The app maker filed an amicus brief [PDF] on Thursday in Van Buren v. United States in support of the US government, which seeks to uphold the 2017 conviction of former Georgia police officer Nathan Van Buren under the CFAA.

Van Buren was convicted of violating the CFAA for conducting a computer search for a license plate number. Although he was authorized to access the police database as part of his job, he offered to look up license plates for a stripper in exchange for cash. The exotic dancer went to the Feds, who busted him in a sting operation: for a fee, he ran a plate on someone the stripper described as an undercover cop investigating her for prostitution. The license was a fake, and Van Buren was collared.

While his actions were alleged to have violated other laws related to wire fraud, to say nothing of workplace ethics, his conviction under the CFAA is what has alarmed computer security pros and cyber liberties advocates.

“Under this expansive interpretation of the CFAA, it would be a federal crime any time a person violates a website’s terms of service,” the EFF said in its summary of the case. “If violating terms of service is a crime, private companies get to decide who goes to prison and for what, putting us all at risk for everyday online behavior.”

And it’s easy to see how problems might arise from the vagueness of the law’s language. The US Department of Justice’s own guidelines on prosecuting computer crimes [PDF] acknowledge that, “The term ‘without authorization’ is not defined by the CFAA.”

And their interest is…

Voatz, as a private company, wants to be able to fill in the blanks and decide who can interact with its systems and in what capacity.

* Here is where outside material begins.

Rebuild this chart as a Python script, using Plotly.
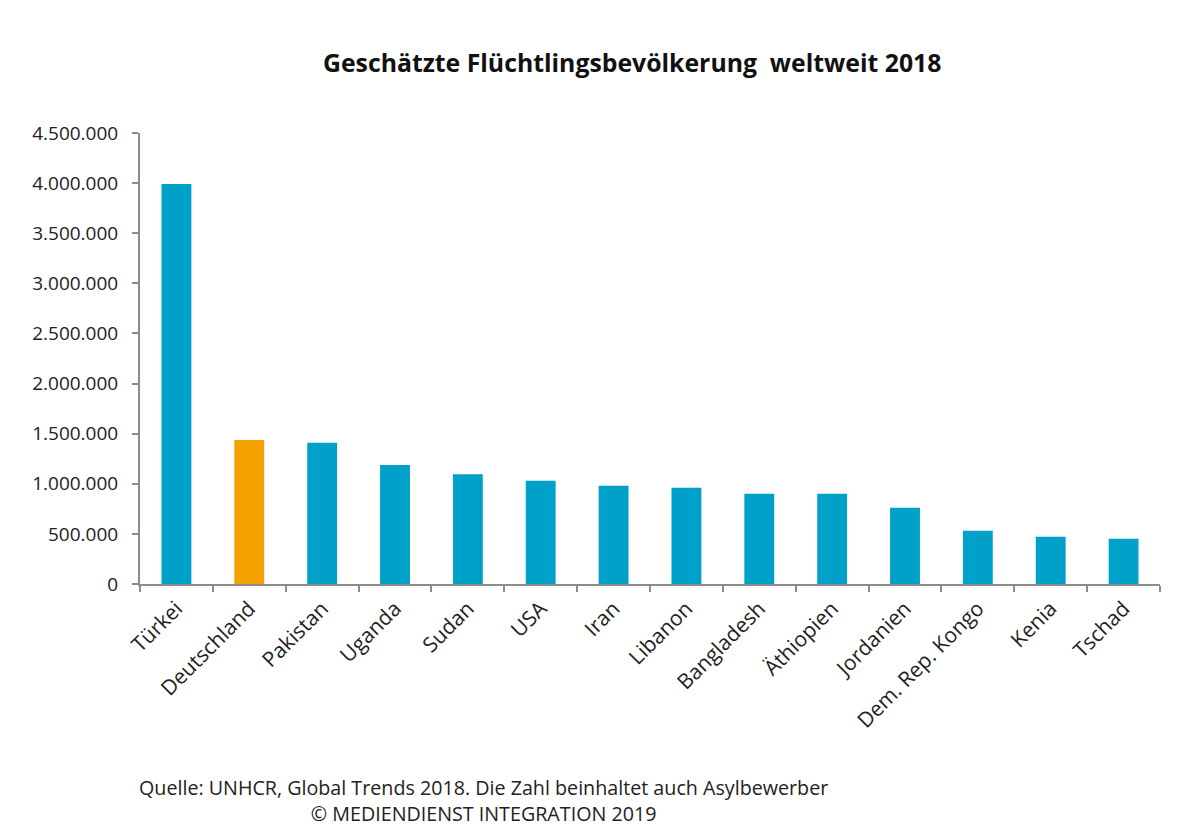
import plotly.graph_objects as go

countries = ["Türkei", "Deutschland", "Pakistan", "Uganda", "Sudan", "USA", "Iran",
             "Libanon", "Bangladesh", "Äthiopien", "Jordanien", "Dem. Rep. Kongo",
             "Kenia", "Tschad"]
refugees = [3990000, 1437000, 1410000, 1188000, 1095000, 1031000, 981000,
            961000, 901000, 901000, 761000, 532000, 472000, 452000]
highlight = "Deutschland"

BLUE = "#00A1C9"
ORANGE = "#F5A200"
colors = [ORANGE if c == highlight else BLUE for c in countries]

fig = go.Figure(go.Bar(x=countries, y=refugees, marker_color=colors,
                       marker_line_width=0))

FONT = "Open Sans"
fig.update_layout(
    width=1200, height=829,
    margin=dict(l=140, r=40, t=133, b=245),
    plot_bgcolor="white", paper_bgcolor="white",
    separators=",.",
    bargap=0.59,
    font=dict(family=FONT, size=19, color="#222222"),
    showlegend=False,
)
fig.update_yaxes(range=[0, 4500000], dtick=500000, tickformat=",d",
                 showgrid=False, zeroline=False,
                 showline=True, linecolor="#8c8c8c", linewidth=2,
                 ticks="outside", ticklen=6, tickcolor="#8c8c8c", tickwidth=1.5,
                 ticklabelstandoff=10,
                 tickfont=dict(family=FONT, size=19, color="#222222"))
fig.update_xaxes(showgrid=False, showline=True, linecolor="#8c8c8c", linewidth=2,
                 ticks="outside", ticklen=6, tickcolor="#8c8c8c", tickwidth=1.5,
                 tickson="boundaries", tickangle=-45, ticklabelstandoff=2,
                 tickfont=dict(family=FONT, size=21, color="#222222"))

fig.add_annotation(text="<b>Geschätzte Flüchtlingsbevölkerung  weltweit 2018</b>",
                   xref="paper", yref="paper", x=(632 - 140) / 1020, y=1 + (133 - 62) / 451,
                   showarrow=False, xanchor="center", yanchor="middle",
                   font=dict(family=FONT, size=24.8, color="#111111"))
fig.add_annotation(text="Quelle: UNHCR, Global Trends 2018. Die Zahl beinhaltet auch Asylbewerber<br>© MEDIENDIENST INTEGRATION 2019",
                   xref="paper", yref="paper", x=(483 - 140) / 1020, y=-(800 - 584) / 451,
                   showarrow=False, xanchor="center", yanchor="middle", align="center",
                   font=dict(family=FONT, size=19.7, color="#222222"))

fig.write_html("out.html")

Coincidentally, its app was slammed in February by computer scientists for a variety of security flaws. And it cites that uninvited scrutiny by MIT’s computer scientists in its filing as an example of the problematic nature of unauthorized security inquiry.

“Voatz’s own security experience provides a helpful illustration of the benefits of authorized security research, and also shows how unauthorized research and public dissemination of unvalidated or theoretical security vulnerabilities can actually cause harmful effects,” the company’s filing says, even as it insists the MIT researchers found no meaningful flaws.

In opposition to the arguments advanced by the Electronic Frontier Foundation and other organizations including security firms that support narrowing the CFAA, Voatz contends unauthorized, independent research should not be exempted from the law.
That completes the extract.